Ces seigneurs d’Angleterre qui étoient encore pardeçà la mer et étoient si honorablement à Valenciennes comme vous avez ouï, se pensèrent entre eux que ce seroit grand confort pour leur seigneur le roi, selon ce qu’ils vouloient entreprendre, s’ils pouvoient avoir l’accord des Flamands, qui adonc étoient mal du roi de France et du comte leur seigneur. Si s’en conseillèrent au comte de Hainaut qui leur dit que voirement seroit-ce le plus grand confort qu’ils pussent avoir, mais il ne pouvoit voir qu’ils y pussent profiter si peu non, si ils n’avoient premièrement acquis la grâce et la faveur de ce Jaquemart d’Artevelle. Ils dirent que ils en feroient leur pouvoir temprement.

Assez tôt après ce ils partirent de Valenciennes, et s’en allèrent vers Flandre, et se partirent, ne sais en trois ou en quatre routes, et s’en allèrent partie à Bruges, partie à Ypre et la plus grande partie à Gand, et tous dépensant si largement qu’il sembloit que argent leur plût des nues. Et quéroient accord par tout, et promettoient aux uns et aux autres là où on les conseilloit, et où ils cuidoient mieux employer, pour parvenir à leur entente. Toute-voie l’évêque de Lincolle et sa compagnie qui allèrent à Gand, firent tant, par beau parler et autrement, qu’ils eurent l’accord et l’amitié de Jaquemart d’Artevelle, et grand’gràce en la ville, et mêmement d’un vaillant chevalier ancien qui demeuroit à Gand et y étoit durement amé, et l’appeloit-on monseigneur le Courtrisien[3] ; et étoit chevalier banneret, et le tenoit-on pour le plus preux chevalier de Flandre pour le temps et le plus vaillant homme, et qui le plus hardiment avoit desservi ses seigneurs. Ce sire Courtrisien compagnoit et honoroit durement ces seigneurs d’Angleterre, ainsi comme vaillants hommes doivent toujours honorer étranges chevaliers à leur pouvoir ; mais il en eut au dernier mauvais loyer ; car il fut accusé de cet honneur qu’il faisoit aux Anglois contre l’honneur du roi de France : si que le roi commanda très étroitement au comte de Flandre qu’il fît tant, comment qu’il fût, qu’il eût le dessus dit chevalier, et que, si cher qu’il l’aimoit, lui fît couper la tête. Le comte qui n’osoit trépasser le commandement du roi, fit tant, je ne sais comment ce fut, que le sire Courtrisien vint là où le comte le manda. Si fut tantôt pris et tantôt décolé[4] ; de quoi moult de gens furent grandement dolens de pitié, car il étoit moult bien aimé et honoré au pays ; et en surent au comte moult mal gré.

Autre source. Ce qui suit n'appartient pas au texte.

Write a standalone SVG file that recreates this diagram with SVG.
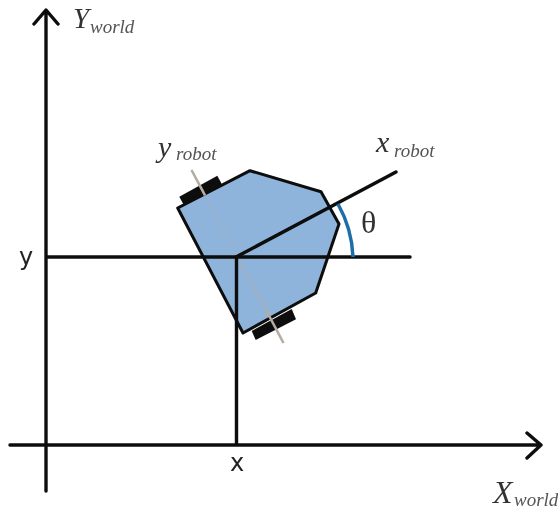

Tant exploitèrent ces seigneurs d’Angleterre en Flandre, que ce Jaquemart d’Artevelle mit plusieurs fois le conseil des bonnes villes ensemble, pour parler de la besogne que ces seigneurs d’Angleterre quéroient, et des franchises et amitiés qu’ils leur offroient de par le roi d’Angleterre leur seigneur, sans qui terre et ac-

  1. Il s’agit ici de Jacob von Artaveld : il est nommé Jacques de Hartevelde par l’auteur anonyme de la Chronique de Flandre, qui dit qu’il avait accompagné le comte de Valois, père de Philippe, à l’île de Rhodes, qu’il avait été ensuite valet de la fruiterie de messire Louis de France, depuis Louis-le-Hutin, et qu’enfin, de retour à Gand, où il était né, il avait épousé une brasseresse de miel.
  2. Tonnieu ou tonlieu, droit que quelques seigneurs levaient sur certaines marchandises, dans l’étendue de leur seigneurie.

    Le vinage était pareillement un droit ou un impôt qui se levait sur le vin.

  3. Il est nommé Zegher dans D’Oudegherst. Son surnom de Courtrésien ou Courtorisin (Curtrasensis) lui vient de ce qu’il éiait de Courtray. Il tenait aux meilleures familles du pays.
  4. Il fut exécuté à Bruges suivant Meyer, à Rupelmonde suivant quelques autres.